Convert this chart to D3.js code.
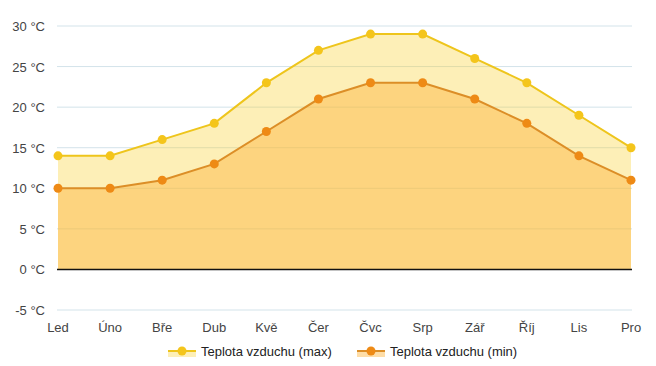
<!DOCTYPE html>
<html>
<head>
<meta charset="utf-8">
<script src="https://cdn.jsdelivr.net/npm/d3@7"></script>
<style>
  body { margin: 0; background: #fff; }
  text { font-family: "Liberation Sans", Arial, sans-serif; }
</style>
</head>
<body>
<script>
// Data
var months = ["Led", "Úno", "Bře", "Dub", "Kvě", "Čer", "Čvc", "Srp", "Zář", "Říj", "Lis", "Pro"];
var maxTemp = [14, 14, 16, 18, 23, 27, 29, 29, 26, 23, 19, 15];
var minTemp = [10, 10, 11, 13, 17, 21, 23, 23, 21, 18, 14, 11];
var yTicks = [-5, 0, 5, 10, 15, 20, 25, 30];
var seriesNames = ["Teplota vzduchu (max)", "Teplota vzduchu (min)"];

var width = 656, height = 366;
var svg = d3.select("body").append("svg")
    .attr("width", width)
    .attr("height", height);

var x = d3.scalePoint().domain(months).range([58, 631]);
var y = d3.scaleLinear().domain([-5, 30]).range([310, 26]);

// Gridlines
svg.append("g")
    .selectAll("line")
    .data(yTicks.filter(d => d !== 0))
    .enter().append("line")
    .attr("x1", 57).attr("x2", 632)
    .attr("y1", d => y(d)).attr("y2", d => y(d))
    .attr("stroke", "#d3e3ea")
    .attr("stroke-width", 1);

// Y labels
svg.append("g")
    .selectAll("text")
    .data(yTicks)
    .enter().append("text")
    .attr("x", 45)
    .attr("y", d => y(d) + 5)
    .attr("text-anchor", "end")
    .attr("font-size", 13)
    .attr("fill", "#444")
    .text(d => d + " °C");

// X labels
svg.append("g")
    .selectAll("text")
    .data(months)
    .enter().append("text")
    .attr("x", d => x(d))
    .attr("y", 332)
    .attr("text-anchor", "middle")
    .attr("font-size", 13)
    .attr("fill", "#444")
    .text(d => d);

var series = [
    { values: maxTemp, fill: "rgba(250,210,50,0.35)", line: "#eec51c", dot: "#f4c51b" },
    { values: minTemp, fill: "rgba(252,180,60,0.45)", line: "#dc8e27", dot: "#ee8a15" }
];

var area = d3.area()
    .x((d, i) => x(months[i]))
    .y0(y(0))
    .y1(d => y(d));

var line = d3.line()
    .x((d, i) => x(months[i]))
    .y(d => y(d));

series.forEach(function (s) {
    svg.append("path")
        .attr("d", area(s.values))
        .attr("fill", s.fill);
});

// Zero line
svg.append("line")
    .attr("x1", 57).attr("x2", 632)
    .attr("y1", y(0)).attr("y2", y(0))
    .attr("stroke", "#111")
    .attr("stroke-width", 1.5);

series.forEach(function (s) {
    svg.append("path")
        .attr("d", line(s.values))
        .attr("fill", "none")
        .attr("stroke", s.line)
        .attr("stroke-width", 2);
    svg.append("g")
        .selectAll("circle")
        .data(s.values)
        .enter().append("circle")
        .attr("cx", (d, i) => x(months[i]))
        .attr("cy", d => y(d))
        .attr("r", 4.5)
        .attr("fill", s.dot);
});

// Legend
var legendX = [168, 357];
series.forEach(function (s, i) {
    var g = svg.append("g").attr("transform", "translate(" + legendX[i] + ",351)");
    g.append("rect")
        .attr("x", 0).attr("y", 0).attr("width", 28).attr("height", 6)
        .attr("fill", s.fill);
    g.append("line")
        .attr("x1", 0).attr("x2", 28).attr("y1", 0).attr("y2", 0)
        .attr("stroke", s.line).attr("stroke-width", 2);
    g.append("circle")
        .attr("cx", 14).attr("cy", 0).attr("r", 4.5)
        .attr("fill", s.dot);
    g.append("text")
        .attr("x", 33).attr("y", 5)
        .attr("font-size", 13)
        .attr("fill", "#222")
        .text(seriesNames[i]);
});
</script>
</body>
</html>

▬▬▬

### DIRECTIONS
Give again, word for word, every line from the top of the data above to the line holding "var y = d3.scaleLinear().domain([-5, 30]).range([310, 26]);", inclusive, with the pictures left out.

### IN RESPONSE
Convert this chart to D3.js code.
<!DOCTYPE html>
<html>
<head>
<meta charset="utf-8">
<script src="https://cdn.jsdelivr.net/npm/d3@7"></script>
<style>
  body { margin: 0; background: #fff; }
  text { font-family: "Liberation Sans", Arial, sans-serif; }
</style>
</head>
<body>
<script>
// Data
var months = ["Led", "Úno", "Bře", "Dub", "Kvě", "Čer", "Čvc", "Srp", "Zář", "Říj", "Lis", "Pro"];
var maxTemp = [14, 14, 16, 18, 23, 27, 29, 29, 26, 23, 19, 15];
var minTemp = [10, 10, 11, 13, 17, 21, 23, 23, 21, 18, 14, 11];
var yTicks = [-5, 0, 5, 10, 15, 20, 25, 30];
var seriesNames = ["Teplota vzduchu (max)", "Teplota vzduchu (min)"];

var width = 656, height = 366;
var svg = d3.select("body").append("svg")
    .attr("width", width)
    .attr("height", height);

var x = d3.scalePoint().domain(months).range([58, 631]);
var y = d3.scaleLinear().domain([-5, 30]).range([310, 26]);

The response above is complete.